Hacker News new | ask | show | jobs
by j2bax 3907 days ago
I've found that using past data is very helpful. Look at your past projects, compare your initial estimates to the actual outcome when the project was finished. After a dozen or so projects, you should be able to formulate a percentage buffer to help you get closer on future estimates. Continually make this assessment and eventually you will find that you are getting much closer to accurate budgets/timelines.
1 comments

If I have any past projects that are good indications of my current work, it means I'm stuck doing the same things over and over again.
I don't think building on your past successes and mistakes and using the raw data to improve your future endeavors should be considered stuck doing the same thing over and over again. Surely there will be some overlap of knowledge with each project you take on... Or do you only go for projects with completely foreign problems to anything you've ever worked on before?
I've never worked on two projects that did the same things other than "let people login", which I usually have settled in the project before anyone even starts talking about estimates. I've never worked on two projects with even the same reporting frameworks. Hell, only a few of them have even been in the same application framework.
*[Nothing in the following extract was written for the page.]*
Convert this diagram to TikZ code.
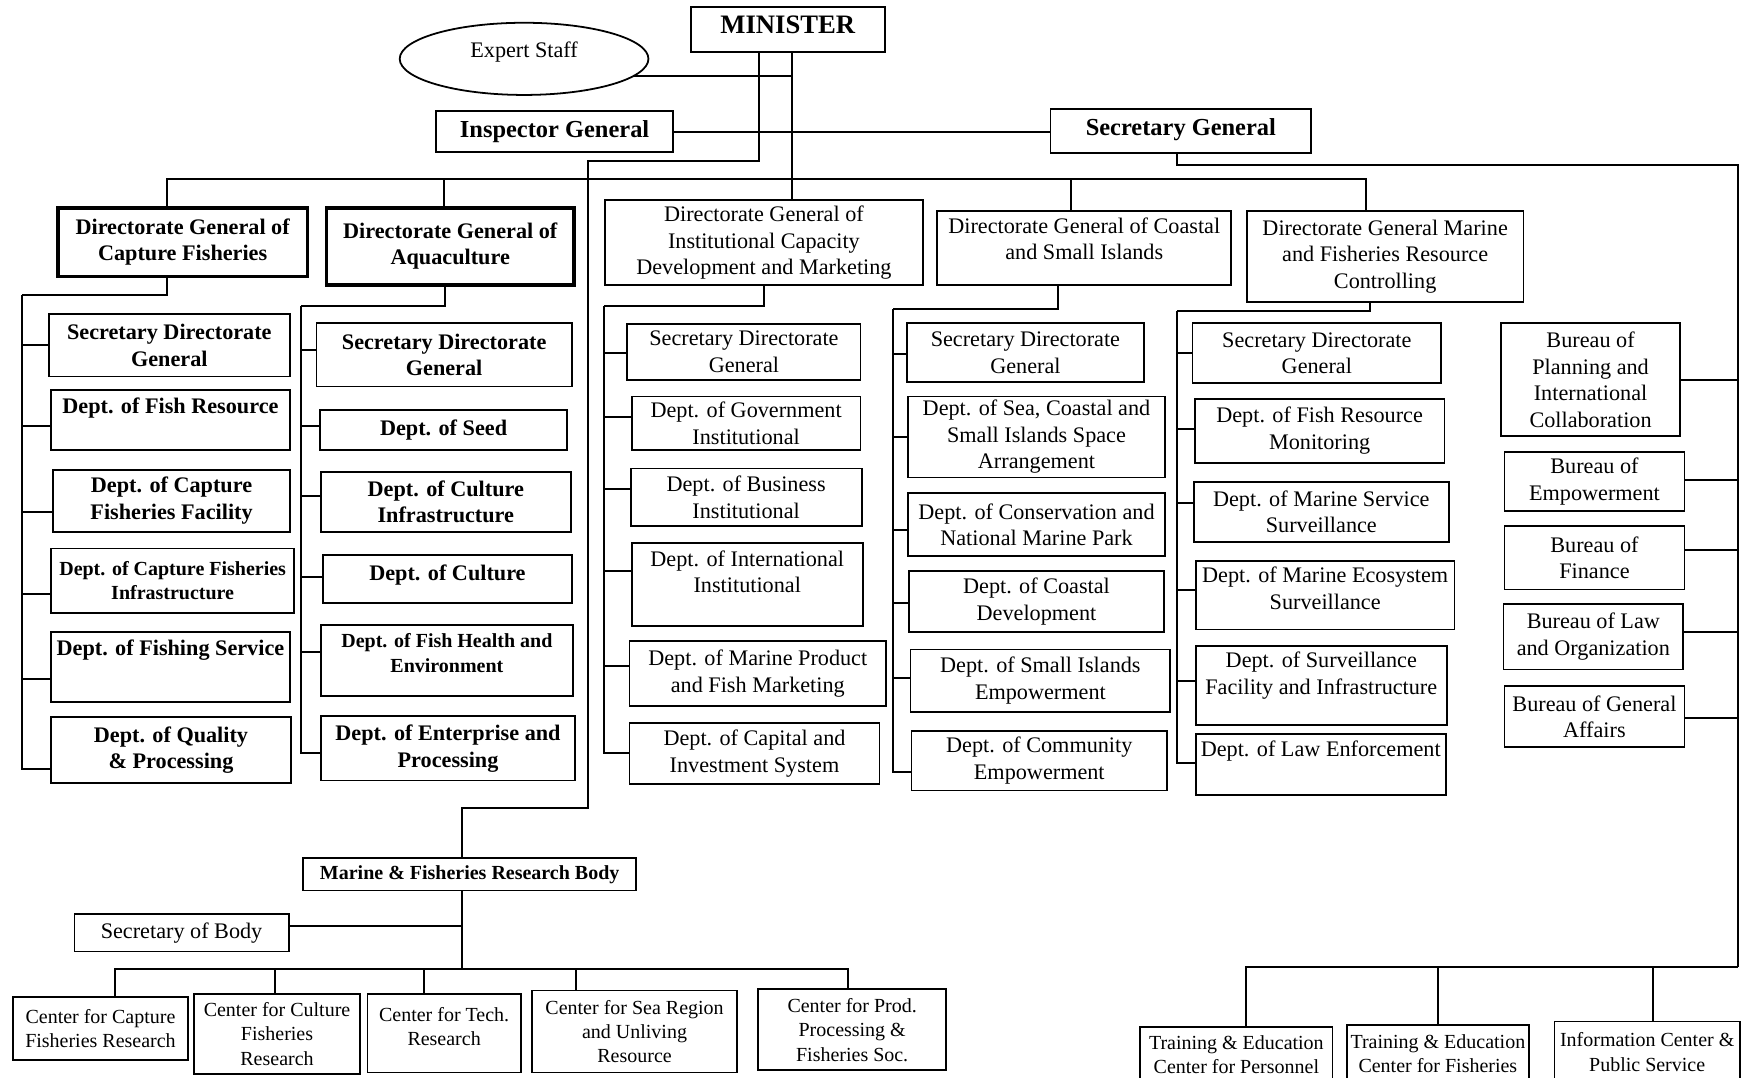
\documentclass[tikz,border=0pt]{standalone}
\usepackage{fontspec}
\setmainfont{Liberation Serif}
\usetikzlibrary{shapes.geometric}

\begin{document}
\begin{tikzpicture}[x=1pt, y=-1pt,
			corners/.style args={#1,#2,#3,#4}{at={({(#1+#3)/2},{(#2+#4)/2})}, minimum width={(#3-#1)*1pt}, minimum height={(#4-#2)*1pt}},
			box/.style={draw, rectangle, line width=1.6pt, inner sep=0pt, align=center, font=\fontsize{20}{24}\selectfont},
			bbox/.style={box, font=\bfseries\fontsize{20}{24}\selectfont},
			small/.style={font=\fontsize{18}{22}\selectfont},
			bsmall/.style={font=\bfseries\fontsize{18}{22}\selectfont},
			dg/.style={bbox, line width=3.4pt},
			lift/.style={text depth=#1},
			link/.style={line width=1.8pt}]
			
			\useasboundingbox (0,0) rectangle (1568,970);
			
			\node[bbox, font=\bfseries\fontsize{24}{28}\selectfont, lift=9pt, corners={622,6,797,47}] (minister) {MINISTER};
			\node[draw, ellipse, line width=1.6pt, inner sep=0pt, minimum width=224pt, minimum height=65pt, lift=16pt, font=\fontsize{20}{24}\selectfont] (expert) at (472,53) {Expert Staff};
			\node[bbox, font=\bfseries\fontsize{22}{26}\selectfont, corners={393,100,606,137}] (inspector) {Inspector General};
			\node[bbox, font=\bfseries\fontsize{22}{26}\selectfont, lift=8pt, corners={946,98,1181,138}] (secgen) {Secretary General};
			
			\node[dg, corners={52,187,277,249}] (dgcf) {Directorate General of\\Capture Fisheries};
			\node[dg, lift=5pt, corners={294,187,517,257}] (dgaq) {Directorate General of\\Aquaculture};
			\node[box, corners={545,180,831,257}] (dgic) {Directorate General of\\Institutional Capacity\\Development and Marketing};
			\node[box, lift=17pt, corners={844,190,1109,257}] (dgcs) {Directorate General of Coastal\\and Small Islands};
			\node[box, corners={1123,190,1372,272}] (dgmr) {Directorate General Marine\\and Fisheries Resource\\Controlling};
			
			\node[bbox, corners={44,283,261,339}] (cf1) {Secretary Directorate\\General};
			\node[bbox, lift=26pt, corners={46,351,261,405}] (cf2) {Dept. of Fish Resource};
			\node[bbox, corners={48,423,261,479}] (cf3) {Dept. of Capture\\Fisheries Facility};
			\node[bbox, bsmall, corners={46,494,265,552}] (cf4) {Dept. of Capture Fisheries\\Infrastructure};
			\node[bbox, lift=35pt, corners={46,569,261,632}] (cf5) {Dept. of Fishing Service};
			\node[bbox, corners={46,646,262,705}] (cf6) {Dept. of Quality\\\& Processing};
			
			\node[bbox, corners={285,291,515,348}] (aq1) {Secretary Directorate\\General};
			\node[bbox, corners={288,369,511,405}] (aq2) {Dept. of Seed};
			\node[bbox, corners={289,425,514,479}] (aq3) {Dept. of Culture\\Infrastructure};
			\node[bbox, lift=12pt, corners={291,500,515,543}] (aq4) {Dept. of Culture};
			\node[bbox, bsmall, lift=14pt, corners={289,563,516,627}] (aq5) {Dept. of Fish Health and\\Environment};
			\node[bbox, corners={289,645,518,703}] (aq6) {Dept. of Enterprise and\\Processing};
			
			\node[box, corners={565,292,775,342}] (ic1) {Secretary Directorate\\General};
			\node[box, corners={569,357,775,405}] (ic2) {Dept. of Government\\Institutional};
			\node[box, corners={568,422,776,474}] (ic3) {Dept. of Business\\Institutional};
			\node[box, lift=23pt, corners={569,489,777,564}] (ic4) {Dept. of International\\Institutional};
			\node[box, corners={567,577,798,636}] (ic5) {Dept. of Marine Product\\and Fish Marketing};
			\node[box, corners={567,651,792,706}] (ic6) {Dept. of Capital and\\Investment System};
			
			\node[box, corners={817,291,1030,344}] (cs1) {Secretary Directorate\\General};
			\node[box, corners={818,357,1049,430}] (cs2) {Dept. of Sea, Coastal and\\Small Islands Space\\Arrangement};
			\node[box, corners={818,444,1049,501}] (cs3) {Dept. of Conservation and\\National Marine Park};
			\node[box, corners={819,514,1048,569}] (cs4) {Dept. of Coastal\\Development};
			\node[box, corners={820,585,1054,641}] (cs5) {Dept. of Small Islands\\Empowerment};
			\node[box, corners={821,658,1051,712}] (cs6) {Dept. of Community\\Empowerment};
			
			\node[box, corners={1074,291,1298,345}] (mr1) {Secretary Directorate\\General};
			\node[box, corners={1076,359,1301,417}] (mr2) {Dept. of Fish Resource\\Monitoring};
			\node[box, corners={1075,434,1305,488}] (mr3) {Dept. of Marine Service\\Surveillance};
			\node[box, lift=12pt, corners={1077,505,1310,567}] (mr4) {Dept. of Marine Ecosystem\\Surveillance};
			\node[box, lift=23pt, corners={1077,582,1303,653}] (mr5) {Dept. of Surveillance\\Facility and Infrastructure};
			\node[box, lift=29pt, corners={1077,661,1302,716}] (mr6) {Dept. of Law Enforcement};
			
			\node[box, corners={1352,291,1513,393}] (bu1) {Bureau of\\Planning and\\International\\Collaboration};
			\node[box, corners={1355,407,1517,460}] (bu2) {Bureau of\\Empowerment};
			\node[box, corners={1355,474,1517,531}] (bu3) {Bureau of\\Finance};
			\node[box, corners={1354,544,1516,603}] (bu4) {Bureau of Law\\and Organization};
			\node[box, corners={1355,618,1517,673}] (bu5) {Bureau of General\\Affairs};
			
			\node[bbox, bsmall, corners={273,773,573,802}] (rbody) {Marine \& Fisheries Research Body};
			\node[box, corners={67,823,260,857}] (sob) {Secretary of Body};
			\node[box, small, corners={12,898,169,955}] (c1) {Center for Capture\\Fisheries Research};
			\node[box, small, corners={175,895,324,967}] (c2) {Center for Culture\\Fisheries\\Research};
			\node[box, small, lift=12pt, corners={331,895,469,966}] (c3) {Center for Tech.\\Research};
			\node[box, small, corners={479,892,664,966}] (c4) {Center for Sea Region\\and Unliving\\Resource};
			\node[box, small, corners={683,891,852,964}] (c5) {Center for Prod.\\Processing \&\\Fisheries Soc.};
			
			\node[box, small, corners={1027,925,1200,975}] (tr1) {Training \& Education\\Center for Personnel};
			\node[box, small, corners={1213,923,1377,975}] (tr2) {Training \& Education\\Center for Fisheries};
			\node[box, small, corners={1400,920,1567,975}] (tr3) {Information Center \&\\Public Service};
			
			\coordinate (trunk) at (713,161);
			\coordinate (ltrunk) at (684,145);
			\coordinate (rsline) at (530,145);
			\coordinate (rsbot) at (530,728);
			\coordinate (rsdrop) at (416,728);
			\coordinate (rfork) at (416,873);
			\coordinate (bus1) at (150,161);
			\coordinate (bus2) at (400,161);
			\coordinate (bus4) at (965,161);
			\coordinate (bus5) at (1230,161);
			\coordinate (cfturn) at (150,266);
			\coordinate (cfsp) at (20,266);
			\coordinate (aqturn) at (401,276);
			\coordinate (aqsp) at (271,276);
			\coordinate (icturn) at (688,276);
			\coordinate (icsp) at (544,276);
			\coordinate (csturn) at (953,278);
			\coordinate (cssp) at (804,278);
			\coordinate (mrturn) at (1234,280);
			\coordinate (mrsp) at (1060,280);
			\coordinate (sgturn) at (1060,149);
			\coordinate (busr) at (1565,149);
			\coordinate (tbus) at (1565,871);
			
			\draw[link] (minister.south -| trunk) -- (trunk |- dgic.north);
			\draw[link] (minister.south -| ltrunk) -- (ltrunk) -- (rsline) -- (rsbot) -- (rsdrop) -- (rsdrop |- rbody.north);
			\draw[link] (expert.-9) -- (expert.-9 -| trunk);
			\draw[link] (inspector.east) -- (inspector.east -| secgen.west);
			
			\draw[link] (bus1 |- dgcf.north) -- (bus1) -- (bus5) -- (bus5 |- dgmr.north);
			\draw[link] (bus2) -- (bus2 |- dgaq.north);
			\draw[link] (bus4) -- (bus4 |- dgcs.north);
			
			\draw[link] (cfturn |- dgcf.south) -- (cfturn) -- (cfsp);
			\draw[link] (aqturn |- dgaq.south) -- (aqturn) -- (aqsp);
			\draw[link] (icturn |- dgic.south) -- (icturn) -- (icsp);
			\draw[link] (csturn |- dgcs.south) -- (csturn) -- (cssp);
			\draw[link] (mrturn |- dgmr.south) -- (mrturn) -- (mrsp);
			
			\foreach \n/\d in {cf1/0, cf2/-6, cf3/-10, cf4/-12, cf5/-11, cf6/-17}
				\draw[link] (cfsp) |- ([yshift=\d pt]\n.west);
			\foreach \n/\d in {aq1/4, aq2/3, aq3/5, aq4/2, aq5/8, aq6/-4}
				\draw[link] (aqsp) |- ([yshift=\d pt]\n.west);
			\foreach \n/\d in {ic1/-1, ic2/5, ic3/8, ic4/12, ic5/7, ic6/0}
				\draw[link] (icsp) |- ([yshift=\d pt]\n.west);
			\foreach \n/\d in {cs1/-1, cs2/0, cs3/-5, cs4/-2, cs5/2, cs6/-10}
				\draw[link] (cssp) |- ([yshift=\d pt]\n.west);
			\foreach \n/\d in {mr1/0, mr2/2, mr3/8, mr4/5, mr5/4, mr6/1}
				\draw[link] (mrsp) |- ([yshift=\d pt]\n.west);
			
			\draw[link] (sgturn |- secgen.south) -- (sgturn) -- (busr) -- (tbus);
			\foreach \n/\d in {bu1/0, bu2/1, bu3/7, bu4/4, bu5/-1}
				\draw[link] (busr) |- ([yshift=\d pt]\n.east);
			\foreach \n/\s in {tr1/9, tr2/0, tr3/5}
				\draw[link] (tbus) -| ([xshift=\s pt]\n.north);
			
			\draw[link] (rfork |- rbody.south) -- (rfork);
			\draw[link] ([yshift=6pt]sob.east) -- ([yshift=6pt]sob.east -| rfork);
			\foreach \n/\s in {c1/13, c2/-2, c3/-18, c4/-53, c5/-4}
				\draw[link] (rfork) -| ([xshift=\s pt]\n.north);
			
		\end{tikzpicture}
\end{document}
I've never worked on two projects with the same team. There's as much learning about how to work with new, particular individuals as there is to learn about what the client needs.

Insomuch that anything has remained constant, it was pretty much just the underlying programming language, but even that has changed dramatically over the years, as well as opinions on the best way in which one should write it. Certainly my understanding of it has drastically improved.

And I'm not exactly sure what you're suggesting by "raw data". What sort of data? Collected and stored how? Reported on in what ways?